I do know that daily contact with a quiet period of spiritual reflection immeasurably helps health, calmness, acceptance and putting all things – most of which in reality matter little or nothing – into perspective.

Yet we are a long way from that, for most people. The modern mind craves certainty. But religion based on faith must needs be built on uncertainty. It can never be proved or unproved.

Since Newton and Descartes, Western philosophy has been cursed by the Paradigm of Certainty: if we cannot prove something scientifically, it is not truth. Christians believe in the Paradigm of Truth. That faith is rational. That God is reason. He is the laws of the universe. He can’t suspend a metaphysical law such as 2+2 = 4.

But I think Christian leaders make an extraordinary error in basing so much of their teaching on the assumption that people do believe, when most are mildly agnostic or receptive in a vague sort of way to the likelihood – and no more – of a Supreme Being. I think we should all be what I call "assumists". Assumism accepts that religion is incapable of proof. We should throw ourselves over the precipice of uncertainty and plunge into the waters of belief. Read the Scriptures, practise them and then experience the great unfolding of joy that comes.

Does the decline of religion have an impact on our schools, our social security, our freedom under the law, the cohesion of our family life?

If an established set of rules and a moral code is undermined, is there a result on our behaviour? The answer must surely be yes.

The book also examines the fact that the very freedoms which Muslims, Jews and non-believers enjoy here are based on the Christian tradition of tolerance that underpins our laws and institutions. But there is no reciprocity. Nowhere in the Middle East is it easy or even possible to build churches. Here Muslims are free to practise and build.
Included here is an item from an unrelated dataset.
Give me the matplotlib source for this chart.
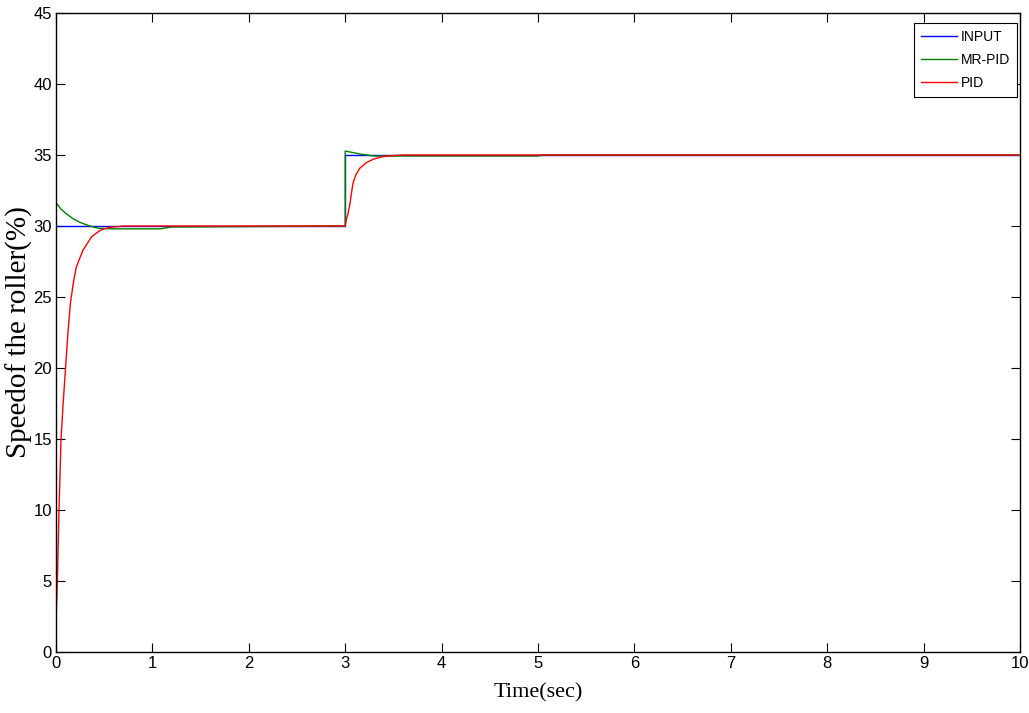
import numpy as np
import matplotlib
matplotlib.use("Agg")
import matplotlib.pyplot as plt

t_input = [0, 3.0, 3.0, 10]
v_input = [30, 30, 35, 35]

t_mrpid = [0, 0, 0.05, 0.10, 0.18, 0.25, 0.35, 0.44, 0.60, 1.08, 1.20, 3.0,
           3.0, 3.08, 3.17, 3.30, 5.0, 5.05, 10]
v_mrpid = [0, 31.65, 31.2, 30.9, 30.5, 30.25, 30.0, 29.84, 29.8, 29.8, 29.93, 30.0,
           35.28, 35.17, 35.05, 34.93, 34.93, 35.0, 35.0]

t_pid = [0, 0.014, 0.031, 0.052, 0.076, 0.10, 0.125, 0.15, 0.18, 0.21, 0.28, 0.37, 0.46, 0.55, 0.70,
         3.0, 3.01, 3.03, 3.05, 3.08, 3.11, 3.15, 3.22, 3.29, 3.36, 3.44, 3.60, 10]
v_pid = [2.0, 5, 10, 15, 17.7, 20.1, 22.6, 24.6, 26.0, 27.1, 28.3, 29.25, 29.7, 29.9, 30.0,
         30.0, 30.4, 30.9, 31.6, 33.0, 33.6, 34.06, 34.46, 34.7, 34.84, 34.93, 35.0, 35.0]

tick_font = ['Liberation Sans', 'DejaVu Sans']
label_font = ['Liberation Serif', 'DejaVu Serif']

fig = plt.figure(figsize=(10.29, 7.13), dpi=100)
ax = fig.add_axes([56 / 1029, 61 / 713, 964 / 1029, 639 / 713])

ax.plot(t_input, v_input, color=(0, 0, 1), lw=1.0, label='INPUT')
ax.plot(t_mrpid, v_mrpid, color=(0, 0.5, 0), lw=1.0, label='MR-PID')
ax.plot(t_pid, v_pid, color=(1, 0, 0), lw=1.0, label='PID')

ax.set_xlim(0, 10)
ax.set_ylim(0, 45)
ax.set_xticks(np.arange(0, 11, 1))
ax.set_yticks(np.arange(0, 46, 5))
ax.tick_params(direction='in', length=6.5, width=0.8, top=True, right=True,
               labelsize=12, pad=3)
for lab in ax.get_xticklabels() + ax.get_yticklabels():
    lab.set_family(tick_font)
for s in ax.spines.values():
    s.set_linewidth(1.0)

ax.set_xlabel('Time(sec)', family=label_font, fontsize=16, labelpad=9)
ax.set_ylabel('Speedof the roller(%)', family=label_font, fontsize=21, labelpad=0)

leg = ax.legend(loc='upper right', bbox_to_anchor=(0.997, 0.984),
                prop={'family': tick_font, 'size': 10}, fancybox=False,
                framealpha=1, edgecolor='black', borderaxespad=0,
                handlelength=2.6, handletextpad=0.3, labelspacing=0.65,
                borderpad=0.5)
leg.get_frame().set_linewidth(0.8)

fig.savefig('out.png', dpi=100)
Christianity, and the Judaeo-Christian tradition, are the inspiration of our history, our law, our institutions. Forget that tradition and you turn your back on our past, on what made us, on who we are. We do that at our peril; but that is what we are doing. We have been doing it for far too long. It is high time to retrace our steps.

The Third World and the next world

Public statements from bishops in the West tend to concentrate on "issues" such as Third World poverty, homelessness or abortion. These are, of course, vital for Christians, as the Gospels imply. The trouble is that solving the problems of the Third World is not the primary job of the Church. That is to reform the souls of individual men and women.

If modern churchmen spoke more often about the development of a personal spiritual life and the relationship with God – the essence of faith rather than the works that ought to spring from it – there might be less interest in the "New Age" and more in the New Testament.

How to fill the pews again

It is clear that, over the last 40 years, none of the attempts to woo the young with folk Masses, "raves in the nave", and so on have had a significant positive effect on the decline in church-going. To compete with the pull of the modern world – as well as with Islam, which has strong attraction for some – the Church must offer a powerful alternative.

There is of course no perfect or fail-safe formula. Jesus Christ himself was rejected by many he preached to. But one cannot help noticing that his reaction was never to water down his message.

I believe that the nations of the West are ready and waiting for a spiritual revival, but like an ember rapidly burning itself out on being taken from the fire, too many people feel they can find spirituality alone. That is very difficult for most. It is much easier to encounter God within the loving support of a community. And it is easier still if that community has a firm grip on what it believes. I say this although I am myself beset with doubt. What I like about strong evangelical and traditional Catholic churches is that the leaders seem to have confidence in what they believe.

One thing I do know. Bishops must concentrate on what they and they alone can do: proclaim the vital importance of the personal quest for God. There are plenty of politicians and journalists willing and able to ponder the challenges of global warming and Third World poverty. Very, very few of them have the courage to mention the R-word. Bishops will feel I’m being unfair. They preach the Gospel in their cathedrals all the time. But if they are allowed a couple of minutes on the media, they should use that precious commodity and tell people that they cannot do without God, tempting as it is to burnish their caring credentials by talking only about the environment.